While at the symposium, LaVigne gave a poster presentation based on some of the research she and her students have been doing since 2014 with the help of a National Science Foundation grant (Award Number OCE-1420984.) LaVigne herself has been researching the area since 2010, when she was a post-doctoral student. "We’re analyzing  deep sea, bamboo coral samples collected off the West Coast for geochemical fingerprints which can help us reconstruct past climate change. These corals live for a long time, and they can shed light on how conditions in the ocean have changed over the years." LaVigne said understanding deep sea coral reefs is important because they are crucial to the ecosystem and to the fisheries they support.

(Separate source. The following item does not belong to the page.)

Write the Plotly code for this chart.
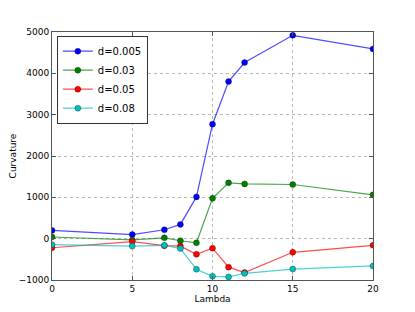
import plotly.graph_objects as go

lam = [0, 5, 7, 8, 9, 10, 11, 12, 15, 20]
d_005 = [200, 100, 215, 345, 1010, 2770, 3800, 4260, 4920, 4590]
d_03 = [40, -30, 20, -50, -100, 975, 1350, 1325, 1310, 1060]
d_05 = [-220, -70, -170, -180, -380, -230, -690, -820, -330, -160]
d_08 = [-145, -180, -160, -240, -740, -910, -925, -840, -735, -660]

series = [
    ("d=0.005", d_005, "rgba(0,0,255,0.7)", "#0000ff"),
    ("d=0.03", d_03, "rgba(0,128,0,0.7)", "#008000"),
    ("d=0.05", d_05, "rgba(255,0,0,0.7)", "#ff0000"),
    ("d=0.08", d_08, "rgba(0,191,191,0.7)", "#00bfbf"),
]

fig = go.Figure()
for name, ys, lc, mc in series:
    fig.add_trace(go.Scatter(
        x=lam, y=ys, name=name, mode="lines+markers",
        line=dict(color=lc, width=1.2),
        marker=dict(color=mc, size=6, line=dict(color="rgba(0,0,0,0.6)", width=0.5)),
    ))

axis_common = dict(
    showgrid=True, gridcolor="#b8b8b8", griddash="dot", gridwidth=1,
    showline=True, linecolor="#555555", linewidth=1, mirror="allticks",
    ticks="inside", ticklen=4, tickcolor="#555555",
    zeroline=False, automargin=False,
    tickfont=dict(family="DejaVu Sans", size=9, color="black"),
)

fig.update_layout(
    width=415, height=312,
    margin=dict(l=44, r=50, t=24, b=40),
    paper_bgcolor="white", plot_bgcolor="white",
    xaxis=dict(range=[0, 20], tickvals=[0, 5, 10, 15, 20],
               title=dict(text="Lambda", font=dict(family="DejaVu Sans", size=9, color="black"), standoff=0),
               **axis_common),
    yaxis=dict(range=[-1000, 5000], tickvals=[-1000, 0, 1000, 2000, 3000, 4000, 5000],
               ticktext=["\u22121000", "0", "1000", "2000", "3000", "4000", "5000"],
               title=dict(text="Curvature", font=dict(family="DejaVu Sans", size=9, color="black"), standoff=0),
               **axis_common),
    legend=dict(x=0.015, y=0.985, xanchor="left", yanchor="top",
                bgcolor="white", bordercolor="#333333", borderwidth=1,
                font=dict(family="DejaVu Sans", size=10, color="black"),
                tracegroupgap=0, itemwidth=30),
    showlegend=True,
)

fig.write_html("out.html")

LaVigne is the senior author on two papers submitted for publication. The lead authors of both were student researchers Megan Frenkel (Freiberger) '16 and Gabriela Serrato Marks '15, both of whom made new discoveries while researching their Honors theses. "In one of the papers Meg used radiocarbon dating techniques to reconstruct how corals grow, and she found out that the growth rates of these corals slow down as they get larger. Previously it had been thought they grew at a constant rate. The co-author was Hannah Miller '17, who did a lot of the radiocarbon analyses with Meg."

The other paper looks at the state of the ocean, said LaVigne, particularly the composition of nutrients in deep sea conditions. "Gabi did some crucial work here, identifying rapid changes in deep water conditions on the same time-scale as surface ocean climate transitions—again, a new discovery." This is important, said LaVigne, because it tells us that deep sea conditions can be much more variable that previously thought, and more affected by the climate change that occurs at the surface.

Both Frenkel and Serrato Marks are currently enrolled in PhD programs—Frenkel at Columbia and Serrato Marks at the MIT/Woods Hole Oceanographic Institute joint program. Furthermore, said LaVigne, they both hold graduate research fellowships from the National Science Foundation.

"It was a wonderful feeling presenting this research," said LaVigne, "knowing that the work of Bowdoin undergraduates was being highlighted at an international symposium of highly regarded young scientists."